Die launige Amtsführung vermieste ihm der Platzeck-Vertraute und damalige Finanzminister Rainer Speer. Der verlangte eine Forstreform, bei der mehr als ein Drittel der Stellen abzubauen waren. Lautstarke Demonstrationen vor dem Landtag waren die Folge. Woidke gelang es nicht, die Reform auf den Weg zu bringen. Ob dies den Ausschlag gab oder ob Regierungschef Platzeck 2009 beim Wechsel von Rot-Schwarz zu Rot-Rot die Ressorts Landwirtschaft und Verkehr, die viele Fördergelder aus Brüssel bekommen, neu ordnen und in SPD-Hand behalten wollte, ist schwer zu sagen. Jedenfalls wurde das Landwirtschafts- und Umweltressort zerschlagen, und für Woidke war im System Platzeck kein Platz mehr.
Bald darauf allerdings war er – auch das gehört zu den wundersamen Fügungen seines politischen Lebens – Fraktionschef der SPD im Landtag und wieder ein Jahr später, nachdem sein Widersacher Speer wegen einer Affäre um nicht gezahlten Unterhalt zurücktreten musste, Innenminister in Potsdam. Sofort eckte er bei dem linken Koalitionspartner an, weil er tat, was keiner seiner Vorgänger je gewagt hatte: Er versuchte den immer wieder auftauchenden Stasi-Vorwürfen in den Reihen der Polizei auf den Grund zu gehen.

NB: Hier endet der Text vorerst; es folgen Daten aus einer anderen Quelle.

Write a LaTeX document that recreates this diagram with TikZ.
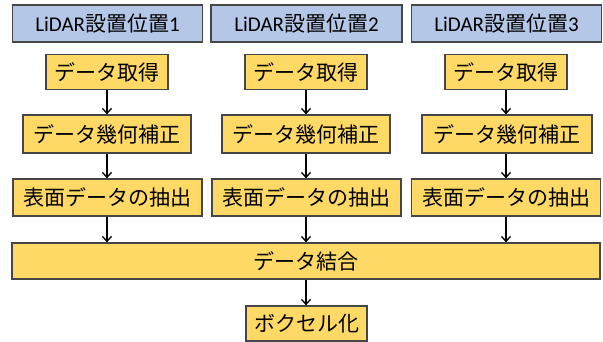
\documentclass[tikz,border=0pt]{standalone}
\usepackage{fontspec}
\setmainfont{Carlito}
\newfontfamily\jp{Noto Sans CJK JP}
\usetikzlibrary{arrows.meta}
\definecolor{hdrblue}{RGB}{180,199,231}
\definecolor{boxyel}{RGB}{255,217,102}
\definecolor{edgegray}{RGB}{70,70,70}
\begin{document}
\begin{tikzpicture}[x=1pt,y=-1pt,
  base/.style={draw=edgegray,line width=1.3pt,inner sep=0pt,anchor=center,font=\fontsize{21}{25}\selectfont},
  hdr/.style={base,fill=hdrblue,minimum height=37pt},
  ybox/.style={base,fill=boxyel},
  flow/.style={line width=1.3pt,-{Straight Barb[length=5pt,width=9pt,line width=1.3pt]}}]
\useasboundingbox (0,0) rectangle (603,342);
\node[hdr,minimum width=190pt] (h1) at (107.5,23.5) {LiDAR{\jp 設置位置}1};
\node[hdr,minimum width=191pt] (h2) at (306.5,23.5) {LiDAR{\jp 設置位置}2};
\node[hdr,minimum width=190pt] (h3) at (506.5,23.5) {LiDAR{\jp 設置位置}3};
\node[ybox,minimum width=122pt,minimum height=35pt] (a1) at (107,72) {\jp データ取得};
\node[ybox,minimum width=122pt,minimum height=35pt] (a2) at (306,72) {\jp データ取得};
\node[ybox,minimum width=122pt,minimum height=35pt] (a3) at (506,72) {\jp データ取得};
\node[ybox,minimum width=168pt,minimum height=38pt] (c1) at (107,134) {\jp データ幾何補正};
\node[ybox,minimum width=168pt,minimum height=38pt] (c2) at (306,134) {\jp データ幾何補正};
\node[ybox,minimum width=170pt,minimum height=38pt] (c3) at (507,134) {\jp データ幾何補正};
\node[ybox,minimum width=189pt,minimum height=37pt] (e1) at (107.5,197.5) {\jp 表面データの抽出};
\node[ybox,minimum width=189pt,minimum height=37pt] (e2) at (306.5,197.5) {\jp 表面データの抽出};
\node[ybox,minimum width=189pt,minimum height=37pt] (e3) at (506,197.5) {\jp 表面データの抽出};
\node[ybox,minimum width=588pt,minimum height=36pt] (m) at (306,261) {\jp データ結合};
\node[ybox,minimum width=121pt,minimum height=35pt] (v) at (306.5,323.5) {\jp ボクセル化};
\foreach \i in {1,2,3}{
  \draw[flow] (a\i.south) -- (c\i.north -| a\i.south);
  \draw[flow] (c\i.south -| a\i.south) -- (e\i.north -| a\i.south);
  \draw[flow] (e\i.south -| a\i.south) -- (m.north -| a\i.south);
}
\draw[flow] (m.south -| a2.south) -- (v.north -| a2.south);
\end{tikzpicture}
\end{document}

Und er sammelte Punkte, als er einigermaßen geräuschlos die von seinem Vorgänger begonnene Polizeireform über die Bühne brachte. 1900 von 8900 Beamtenstellen sollten bis 2020 abgebaut werden. Der neue Minister bereiste die Polizeiwachen, stellte sich besorgten Bürgermeistern und brachte Kompromisse zustande, die zuvor unmöglich schienen. Ergebnis: Die Polizeistandorte werden erhalten, auch wenn die Wachen nicht mehr rund um die Uhr besetzt sein werden. Der angestrebte Personalabbau wurde etwas abgemildert und soll, abhängig von der Kriminalitätsentwicklung, später noch einmal hinterfragt werden. Es wurde sein Gesellenstück.
Er wirkt heute nachdenklicher und überlegter als früher. Bei Bedarf verfällt er immer noch in seinen Dialekt, zum Beispiel, wenn er im Wahlkampf auf Leute zugeht. Über die Zeit nach Platzeck redet er nicht. Er ist loyal. Er hat Zeit. Und er weiß, dass nichts gefährlicher wäre, als jetzt ungeduldig zu werden.